A Black Swan event is an event in human history that was unprecedented and unexpected at the point in time it occurred. However, after evaluating the surrounding context, domain experts (and in some cases even laymen) can usually conclude: “it was bound to happen”. Even though some parameters may differ (such as the event’s time, location, or specific type), it is likely that similar incidences have had similar effects in the past.
The term Black Swan originates from the (Western) belief that all swans are white because these were the only ones accounted for. However, in 1697 the Dutch explorer Willem de Vlamingh discovered black swans in Australia. This was an unexpected event in (scientific) history and profoundly changed zoology. After the black swan were discoverd, it seemed obvious that black swans had to exist just as other animals with varying colors were known to exist as well. In retrospect, the surrounding context (i.e., the observations about other animals) seemed to imply the Black Swan assumption – empirical evidence validated it.
Detecting and analyzing Black Swan events helps us to gain a better understanding why certain developments are recurring throughout history and what effects they have.
What is this site about?
The Black Swan application aids users in finding Black Swan events throughout modern history. For this purpose, the application identifies outliers in statistical data and associates them with historic events. An outlier is a point in a statistic that does not “fit” in the overall trend, e.g., an inflection point in a curve. The rules that are used to join events to outliers are determined automatically by using data mining techniques. The results can be explored using a web interface.

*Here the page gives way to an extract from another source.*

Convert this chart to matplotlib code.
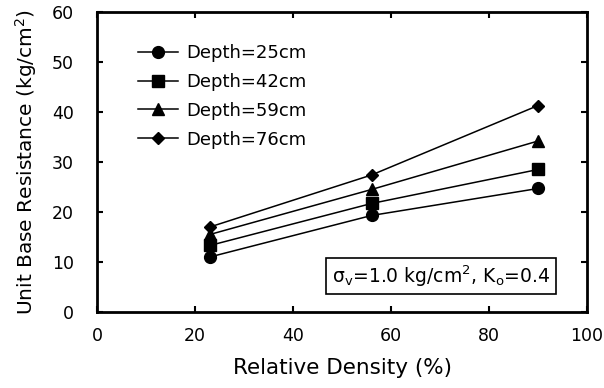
import numpy as np
import matplotlib
matplotlib.use('Agg')
import matplotlib.pyplot as plt

plt.rcParams['font.family'] = ['DejaVu Sans']
plt.rcParams['mathtext.fontset'] = 'dejavusans'

# data
density = [23, 56, 90]
depth_labels = ['Depth=25cm', 'Depth=42cm', 'Depth=59cm', 'Depth=76cm']
res_25 = [11.0, 19.3, 24.7]
res_42 = [13.3, 21.7, 28.5]
res_59 = [15.5, 24.5, 34.2]
res_76 = [17.0, 27.4, 41.3]
markers = ['o', 's', '^', 'D']
msizes = [8.5, 8.5, 9, 6.5]

fig = plt.figure(figsize=(6.04, 3.88), dpi=100)
ax = fig.add_axes([0.161, 0.196, 0.811, 0.773])

for vals, lab, m, ms in zip([res_25, res_42, res_59, res_76], depth_labels, markers, msizes):
    ax.plot(density, vals, color='black', lw=1.1, marker=m, ms=ms, label=lab)

ax.set_xlim(0, 100)
ax.set_ylim(0, 60)
ax.set_xticks(np.arange(0, 101, 20))
ax.set_yticks(np.arange(0, 61, 10))
ax.tick_params(direction='in', top=True, right=True, length=4, width=1.5,
               labelsize=12.5)
ax.tick_params(axis='x', pad=11)
ax.tick_params(axis='y', pad=17)
for s in ax.spines.values():
    s.set_linewidth(2)

ax.set_xlabel('Relative Density (%)', fontsize=15.5, labelpad=9)
ax.set_ylabel('Unit Base Resistance (kg/cm$^2$)', fontsize=14.5, labelpad=9)

leg = ax.legend(loc='upper left', bbox_to_anchor=(0.084, 0.893), frameon=False,
                fontsize=13, handlelength=2.2, handletextpad=0.45, labelspacing=0.6,
                borderaxespad=0, borderpad=0)

ax.text(70.2, 7.2, 'σ$_{\\rm v}$=1.0 kg/cm$^2$, K$_{\\rm o}$=0.4', fontsize=13.5,
        ha='center', va='center',
        bbox=dict(boxstyle='square,pad=0.3', fc='white', ec='black', lw=1.2))

fig.savefig('out.png', dpi=100)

Details about the architecture of Black Swan can be found at the architecture page.
What is the motivation?
Black Swan was developed by a team of 12 Computer Science MSc students in the seminar BlackSwan: Automated annotation of global statistics. The seminar was supervised by Professor Felix Naumann and Johannes Lorey from the chair Information Systems at the Hasso Plattner Institute.
The goal is to automatically detect relationships similar to the ones indicated in this initial mock-up:
Where does the data come from?
- Events: The event data is collected from DBpedia, Freebase, NOAA, Correlates of War, EM-DAT and BBC Timelines. After identifying and merging duplicates, Black Swan contains information about more than 40,000 events.
- Statistics: The statistics are primarily obtained from data files available at the Gapminder project. Other sources like the Worldbank or Correlates of War will be integrated in the future. Black Swan provides more than 400 statistics containing over 547,000 outliers in about 200 countries.
- Locations: The unique locations for events and statistics are imported from GeoNames.